What Information Do I Need to Report?

The information that needs to be reported depends on when the company was created:

  • If a reporting company is created or registered on or after January 1, 2024, the reporting company will need to report information about itself, its beneficial owners, and its company applicants. For more information about company applicants, see FinCEN’s FAQs on Applicants.
  • If a reporting company was created or registered before January 1, 2024, the reporting company only needs to provide information about itself and its beneficial owners. The reporting company does not need to provide information about its company applicants.

A Reporting Company will have to report the following information about itself:

  1. It’s legal name.
  2. Any trade names, “doing business as” (dba), or “trading as” names.
  3. The current street address of its principal place of business if that address is in the United States (for example, a U.S. reporting company’s headquarters), or, for reporting companies whose principal place of business is outside the United States, the current address from which the company conducts business in the United States (for example, a foreign reporting company’s U.S. headquarters).
  4. It’s jurisdiction of formation or registration.
  5. It’s Taxpayer Identification Number (or, if a foreign reporting company has not been issued a TIN, a tax identification number issued by a foreign jurisdiction and the name of the jurisdiction).
  6. A reporting company will also have to indicate whether it is filing an initial report, or a correction or an update of a prior report.

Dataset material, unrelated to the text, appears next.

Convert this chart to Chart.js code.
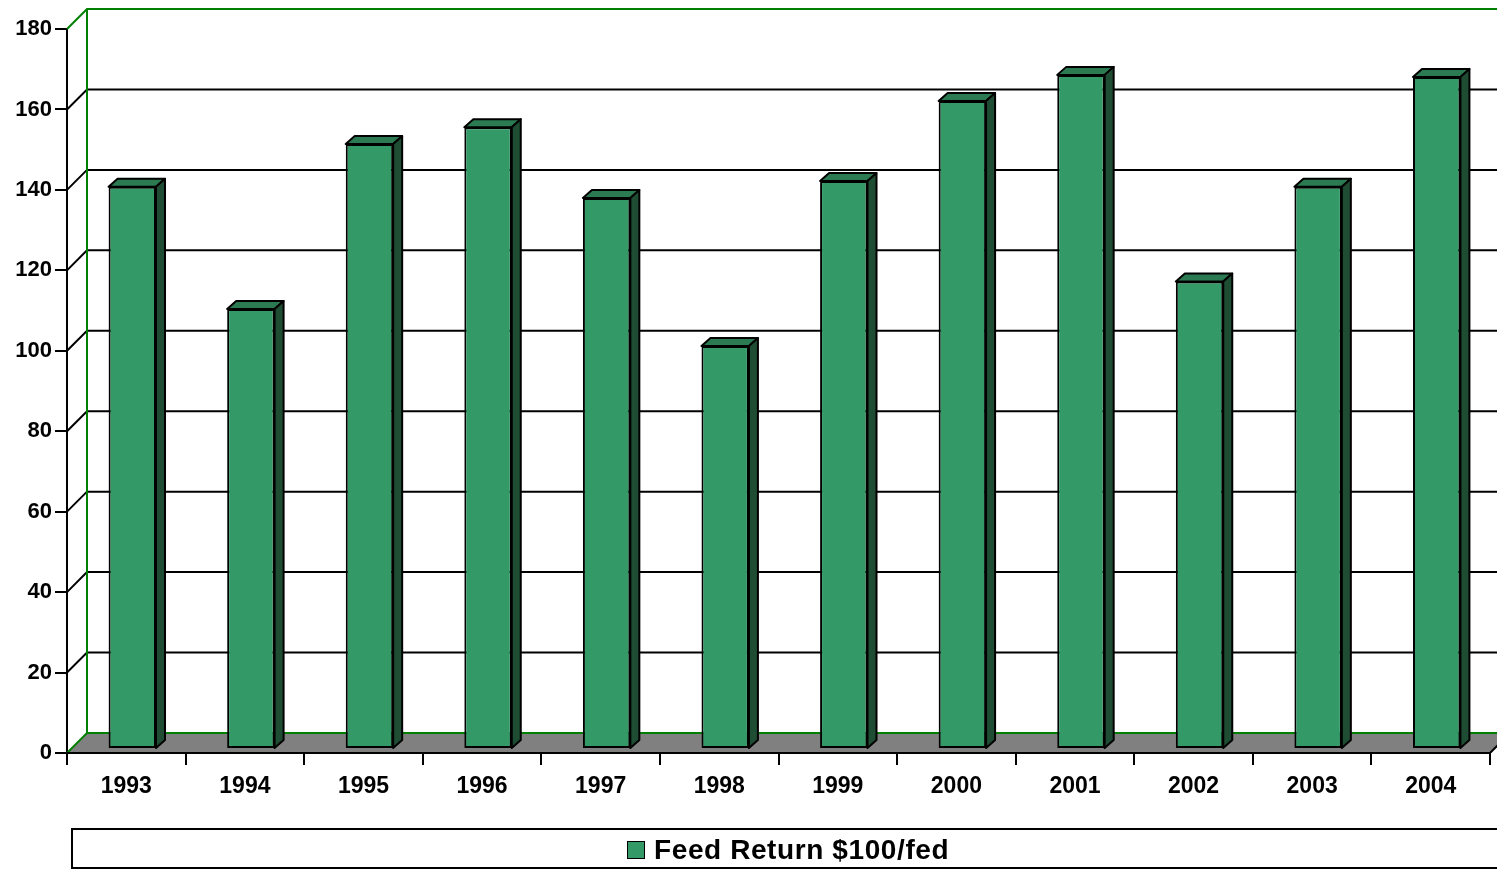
<!DOCTYPE html>
<html>
<head>
<meta charset="utf-8">
<title>Feed Return</title>
<script src="https://cdn.jsdelivr.net/npm/chart.js@4.4.1/dist/chart.umd.min.js"></script>
<style>
  html, body { margin: 0; padding: 0; background: #fff; }
  canvas { display: block; }
</style>
</head>
<body>
<canvas id="chart" width="1497" height="870"></canvas>
<script>
// Feed return per year, $ per 100 lb fed
const years = ['1993', '1994', '1995', '1996', '1997', '1998', '1999', '2000', '2001', '2002', '2003', '2004'];
const feedReturn = [139.8, 109.4, 150.4, 154.6, 137.0, 100.2, 141.2, 161.1, 167.6, 116.2, 139.8, 167.1];
const yTicks = [0, 20, 40, 60, 80, 100, 120, 140, 160, 180];
const seriesLabel = 'Feed Return $100/fed';

const FONT = '"Liberation Sans", Arial, sans-serif';
const GREEN = '#008000';
const FRONT = '#339966';
const TOP = '#2b7a52';
const SIDE = '#1f4d33';

// wall depth and bar offset/depth
const WALL_DX = 20, WALL_DY = 20;
const BAR_OX = 6, BAR_OY = 4;
const BAR_DX = 9, BAR_DY = 8;

const walls = {
  id: 'walls',
  beforeDatasetsDraw(chart) {
    const { ctx, chartArea: a, scales: { y } } = chart;
    const far = chart.width + 40;
    ctx.save();
    // floor
    ctx.fillStyle = '#808080';
    ctx.beginPath();
    ctx.moveTo(a.left, a.bottom);
    ctx.lineTo(a.right, a.bottom);
    ctx.lineTo(a.right + WALL_DX, a.bottom - WALL_DY);
    ctx.lineTo(a.left + WALL_DX, a.bottom - WALL_DY);
    ctx.closePath();
    ctx.fill();

    // gridlines on side wall and back wall
    yTicks.forEach(v => {
      const py = y.getPixelForValue(v);
      const edge = v === 0 || v === yTicks[yTicks.length - 1];
      ctx.strokeStyle = edge ? GREEN : '#000';
      ctx.lineWidth = 2;
      ctx.beginPath();
      ctx.moveTo(a.left, py);
      ctx.lineTo(a.left + WALL_DX, py - WALL_DY);
      ctx.lineTo(far, py - WALL_DY);
      ctx.stroke();
    });

    // back corner of the walls
    ctx.strokeStyle = GREEN;
    ctx.lineWidth = 2;
    ctx.beginPath();
    ctx.moveTo(a.left + WALL_DX, a.top - WALL_DY);
    ctx.lineTo(a.left + WALL_DX, a.bottom - WALL_DY);
    ctx.stroke();

    // front floor edge and right end
    ctx.strokeStyle = '#000';
    ctx.lineWidth = 2;
    ctx.beginPath();
    ctx.moveTo(a.left, a.bottom);
    ctx.lineTo(a.right, a.bottom);
    ctx.lineTo(a.right + WALL_DX, a.bottom - WALL_DY);
    ctx.stroke();
    ctx.restore();
  },
  beforeDatasetDraw(chart) {
    chart.ctx.save();
    chart.ctx.translate(BAR_OX, -BAR_OY);
  },
  afterDatasetDraw(chart, args) {
    const ctx = chart.ctx;
    const meta = chart.getDatasetMeta(args.index);
    ctx.lineWidth = 2;
    ctx.strokeStyle = '#000';
    ctx.lineJoin = 'round';
    meta.data.forEach(bar => {
      const { x, y, base, width } = bar.getProps(['x', 'y', 'base', 'width'], true);
      const l = x - width / 2, r = x + width / 2;
      // top face
      ctx.fillStyle = TOP;
      ctx.beginPath();
      ctx.moveTo(l, y);
      ctx.lineTo(l + BAR_DX, y - BAR_DY);
      ctx.lineTo(r + BAR_DX, y - BAR_DY);
      ctx.lineTo(r, y);
      ctx.closePath();
      ctx.fill();
      ctx.stroke();
      // side face
      ctx.fillStyle = SIDE;
      ctx.beginPath();
      ctx.moveTo(r, y);
      ctx.lineTo(r + BAR_DX, y - BAR_DY);
      ctx.lineTo(r + BAR_DX, base - BAR_DY);
      ctx.lineTo(r, base);
      ctx.closePath();
      ctx.fill();
      ctx.stroke();
    });
    ctx.restore();
  },
  afterDraw(chart) {
    // legend box under the axis
    const ctx = chart.ctx;
    const ds = chart.data.datasets[0];
    ctx.save();
    ctx.strokeStyle = '#000';
    ctx.lineWidth = 2;
    ctx.strokeRect(72, 829, 1440, 39);
    ctx.fillStyle = ds.backgroundColor;
    ctx.fillRect(627, 841, 18, 18);
    ctx.lineWidth = 1;
    ctx.strokeRect(627.5, 841.5, 17, 17);
    ctx.fillStyle = '#000';
    ctx.font = 'bold 28px ' + FONT;
    ctx.letterSpacing = '0.6px';
    ctx.textBaseline = 'middle';
    ctx.fillText(ds.label, 654, 851);
    ctx.restore();
  }
};

new Chart(document.getElementById('chart'), {
  type: 'bar',
  data: {
    labels: years,
    datasets: [{
      label: seriesLabel,
      data: feedReturn,
      backgroundColor: FRONT,
      borderColor: '#000',
      borderWidth: 2,
      borderSkipped: false,
      categoryPercentage: 1,
      barPercentage: 0.4,
      clip: false
    }]
  },
  options: {
    responsive: false,
    devicePixelRatio: 1,
    animation: false,
    events: [],
    layout: { padding: { top: 29, right: 7, left: 0, bottom: 0 } },
    plugins: {
      legend: { display: false },
      tooltip: { enabled: false }
    },
    scales: {
      x: {
        grid: { offset: true, drawOnChartArea: false, tickLength: 12, color: '#000', lineWidth: 2 },
        border: { color: '#000', width: 2 },
        ticks: { color: '#000', padding: 8, maxRotation: 0, font: { family: FONT, size: 23, weight: 'bold' } },
        afterFit(scale) { scale.height = 117; }
      },
      y: {
        min: 0,
        max: 180,
        afterBuildTicks(scale) { scale.ticks = yTicks.map(v => ({ value: v })); },
        grid: { drawOnChartArea: false, tickLength: 12, color: '#000', lineWidth: 2 },
        border: { color: '#000', width: 2 },
        ticks: { color: '#000', padding: 3, font: { family: FONT, size: 22, weight: 'bold' } },
        afterFit(scale) { scale.width = 67; }
      }
    }
  },
  plugins: [walls]
});
</script>
</body>
</html>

For each Individual who is a beneficial owner, a reporting company will have to provide:

  1. The individual’s name.
  2. Date of birth.
  3. Residential address.
  4. An identifying number from an acceptable identification document such as a passport or U.S. driver’s license, and the name of the issuing state or jurisdiction of identification document.
  5. The reporting company will also have to report an image of the identification document used to obtain the identifying number in item 4.

For each individual who is a Company Applicant, a reporting company will have to provide:

  1. The individual’s name.
  2. Date of birth.
  3. Address - If the company applicant works in corporate formation—for example, as an attorney or corporate formation agent—then the reporting company must report the company applicant’s business address. Otherwise, the reporting company must report the company applicant’s residential address.
  4. An identifying number from an acceptable identification document such as a passport or U.S. driver’s license, and the name of the issuing state or jurisdiction of identification document.
  5. The reporting company will also have to report an image of the identification document used to obtain the identifying number in item 4.

What Forms of ID are Accepted?

The only acceptable forms of identification are:

  • A non-expired U.S. driver’s license (including any driver’s licenses issued by a commonwealth, territory, or possession of the United States).
  • A non-expired identification document issued by a U.S. state or local government, or Indian Tribe.
  • A non-expired passport issued by the U.S. government.
  • A non-expired passport issued by a foreign government (only when an individual does not have one of the other three forms of identification listed above).

This new Beneficial Ownership Information Reporting rule is a big change for small businesses. Our advice is to do your own research, thoroughly, and determine what it means for you and your business. There is no rush, so don’t be pressured by predatory offers to get it filed fast! Take your time, learn about the new requirements, and make sure you file before your deadline.

There are a wealth of resources to help guide you, but if you feel unsure about reporting for any reason, we encourage you to seek legal counsel from a reputable business lawyer.



Disclaimer: The information provided in this article is for informational purposes only and should not be construed as financial or legal advice. Consult with a qualified professional for personalized guidance tailored to your specific situation.